Sadly, the movie is dull and poorly paced, with clunky dialogue, and it features some of the worst British accents I’ve ever seen in my natural life. It’s a damn shame for a franchise with such rich characters and a previous incarnation that felt original and fun. The only thing it does is take huge advantage of the hard R rating to show a lot of gore and Eldritch Abomination killing people, but this just feels like brief breaks in the tediousness. Some of the CGI doesn’t seem finished with makes it all seem even less interesting.
As Charles Pulliam-Moore from i09 put it, “the film’s much more focused on beating you over the head with a selection of greatest hits moments from the Hellboy comics, hoping that you’ll get so swept up in the blood and gore that you mistakenly think you’re having a good time.”
That this tactic fails is frustrating because the source material is great and David Harbour delivers a great take on the character.
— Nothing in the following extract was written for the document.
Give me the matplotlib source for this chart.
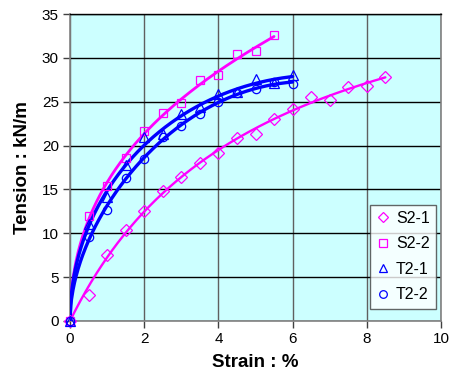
import numpy as np
import matplotlib
matplotlib.use("Agg")
import matplotlib.pyplot as plt
from matplotlib.lines import Line2D

# ---- data ----
strain_s21 = [0, 0.5, 1, 1.5, 2, 2.5, 3, 3.5, 4, 4.5, 5, 5.5, 6, 6.5, 7, 7.5, 8, 8.5]
tension_s21 = [0, 2.95, 7.5, 10.35, 12.55, 14.8, 16.4, 18.05, 19.1, 20.9, 21.35, 23.05,
               24.2, 25.5, 25.2, 26.65, 26.8, 27.8]

strain_s22 = [0, 0.5, 1, 1.5, 2, 2.5, 3, 3.5, 4, 4.5, 5, 5.5]
tension_s22 = [0, 12.0, 15.35, 18.6, 21.65, 23.7, 24.8, 27.45, 28.1, 30.4, 30.75, 32.55]

strain_t21 = [0, 0.5, 1, 1.5, 2, 2.5, 3, 3.5, 4, 4.5, 5, 5.5, 6]
tension_t21 = [0, 11.1, 14.1, 17.8, 20.95, 21.3, 23.65, 24.35, 25.85, 26.1, 27.6, 27.1, 28.05]

strain_t22 = [0, 0.5, 1, 1.5, 2, 2.5, 3, 3.5, 4, 4.5, 5, 5.5, 6]
tension_t22 = [0, 9.6, 12.7, 16.3, 18.45, 20.95, 22.2, 23.6, 25.0, 26.0, 26.5, 27.2, 27.0]

labels = ["S2-1", "S2-2", "T2-1", "T2-2"]
xticks = [0, 2, 4, 6, 8, 10]
yticks = [0, 5, 10, 15, 20, 25, 30, 35]

pink = "#FF00FF"
blue = "#0000FF"

fig = plt.figure(figsize=(4.51, 3.80), dpi=100)
ax = fig.add_axes([70 / 451, 1 - 321 / 380, 371 / 451, 307 / 380])
ax.set_facecolor("#CCFFFF")


def fit_sqrt(x, y):
    x = np.asarray(x, float)
    y = np.asarray(y, float)
    basis = lambda t: np.column_stack([np.sqrt(t), t, t ** 2])
    coef, *_ = np.linalg.lstsq(basis(x), y, rcond=None)
    xs = np.linspace(0, x.max(), 300)
    return xs, basis(xs) @ coef


def fit_hyperbolic(x, y):
    # least-squares fit of y = x / (a + b x)
    x = np.asarray(x, float)
    y = np.asarray(y, float)
    A = np.linspace(0.01, 0.4, 400)[:, None, None]
    B = np.linspace(0.0, 0.06, 400)[None, :, None]
    pred = x[None, None, :] / (A + B * x[None, None, :])
    sse = ((pred - y[None, None, :]) ** 2).sum(axis=2)
    i, j = np.unravel_index(np.argmin(sse), sse.shape)
    a, b = A[i, 0, 0], B[0, j, 0]
    xs = np.linspace(0, x.max(), 300)
    return xs, xs / (a + b * xs)


series = [
    (strain_s21, tension_s21, pink, "D", 6.0, 1.7, fit_hyperbolic),
    (strain_s22, tension_s22, pink, "s", 6.0, 2.0, fit_sqrt),
    (strain_t21, tension_t21, blue, "^", 6.5, 2.4, fit_sqrt),
    (strain_t22, tension_t22, blue, "o", 6.0, 2.4, fit_sqrt),
]

handles = []
for (x, y, c, m, ms, lw, fit), lab in zip(series, labels):
    xs, ys = fit(x, y)
    ax.plot(xs, ys, color=c, lw=lw, zorder=3, solid_capstyle="round")
    ax.plot(x, y, linestyle="none", marker=m, ms=ms, mfc="none", mec=c,
            mew=0.9, zorder=4, clip_on=False)
    handles.append(Line2D([], [], linestyle="none", marker=m, ms=ms - 0.5,
                          mfc="none", mec=c, mew=0.9))

ax.set_xlim(0, 10)
ax.set_ylim(0, 35)
ax.set_xticks(xticks)
ax.set_yticks(yticks)
ax.tick_params(direction="out", length=5, width=1, color="#404040",
               labelsize=11, pad=3)
for t in ax.get_xticklabels() + ax.get_yticklabels():
    t.set_fontfamily("Liberation Sans")

ax.yaxis.grid(True, color="black", lw=1.0, zorder=1)
ax.xaxis.grid(True, color="#606060", lw=1.0, zorder=1)
ax.set_axisbelow(True)
for side in ["left", "bottom", "right"]:
    ax.spines[side].set_color("#808080")
    ax.spines[side].set_linewidth(1.2)
ax.spines["top"].set_color("black")
ax.spines["top"].set_linewidth(1.0)

ax.set_xlabel("Strain : %", fontsize=13.5, fontweight="bold",
              fontfamily="Liberation Sans", labelpad=6)
ax.set_ylabel("Tension : kN/m", fontsize=13.5, fontweight="bold",
              fontfamily="Liberation Sans", labelpad=8)

leg = ax.legend(handles, labels, loc="lower right", bbox_to_anchor=(0.995, 0.03),
                prop={"family": "Liberation Sans", "size": 11.5},
                frameon=True, fancybox=False, edgecolor="#404040",
                handlelength=0.8, handletextpad=0.4, borderpad=0.4,
                labelspacing=0.65, borderaxespad=0.2)
leg.get_frame().set_linewidth(1.0)
leg.get_frame().set_facecolor("white")
leg.set_zorder(10)

fig.savefig("out.png", dpi=100)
It really comes down to the writing not being up to par. It also sucks that Nimue, The Blood Witch (played with campy excellence by Milla Jovovich) doesn’t get to be as intimidating as the character should be and is rather just an evil seductress who wants to turn Hellboy into a force of evil. She is framed as someone who is standing up for monsters but is reduced to just being thirsty for Hellboy. Which, relatable, but this does not a character make. We get so few great on-screen female comic book villains that it always sucks extra hard when we do get one and they are reduced to being sexy plot devices rather than actual people.
One aspect that was interesting was the role of Ben Daimio, played by Daniel Dae Kim. As some of you may recall there was a big issue of white actor, Ed Skrein, being cast as Daimio despite the character being Japanese in the comics. Skerin walked away from the role (and his IMDB should be thankful for it tbh) and Kim ended up getting it.
The producers said initially that the reason they gave the role to Skrein was that: “…You know, the story takes place in the U.K. so we were creating Daimio as giving him an English background and we lost track of who he was in the comic books and we made a mistake.” Yeah, because Daimio in the comics is not English either so him being English is odd anyway, but the role that Daimio has is so small that the idea that they gave him an English background because of the location is just kind of comical.
For those who did see the film this weekend what did you think? At least Lobster Johnson was great.